The Bank of Thailand (BoT) maintained the policy interest rate at 1.25 per cent annually to favour economic recovery.



The Monetary Policy Committee (MPC) meeting on Wednesday opted to keep the policy interest rate unchanged, BoT assistant governor Paiboon Kittisrikangwan said in a statement.

"The global economy continues to improve. However, risks to economic recovery in the period ahead remain, especially for the major industrialised economies," the BoT statement said.

"The Asian economies are likely to recover sooner, giving rise to policy differentials which may lead to more volatile capital flows going forward.
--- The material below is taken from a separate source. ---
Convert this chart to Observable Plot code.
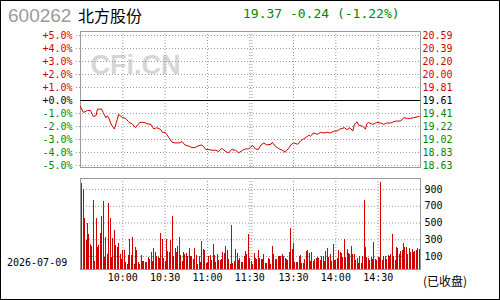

Asian currencies therefore are volatile," it said.

"The MPC will not allow the interest rate to remain low for too long to avert a liquidity problem, leading to the bubble economy," Mr Paiboon said.

"The latest economic data pointed toward a continued recovery of the Thai economy. Main supporting factors include improvements in private consumption, income from tourism, exports and agricultural sectors. Nevertheless private investment remains subdued," said the statement.

The BoT however must keep monitoring rising inflation due to the effects of oil prices and the end of the government’s subsidy measures and
economic recovery. The inflation rate is projected to stay between 0.5-3 percent as targeted, Mr Paiboon said.

He affirmed that the current baht rate is not an obstacle to economic recovery, so the BoT does not have to launch any special measures.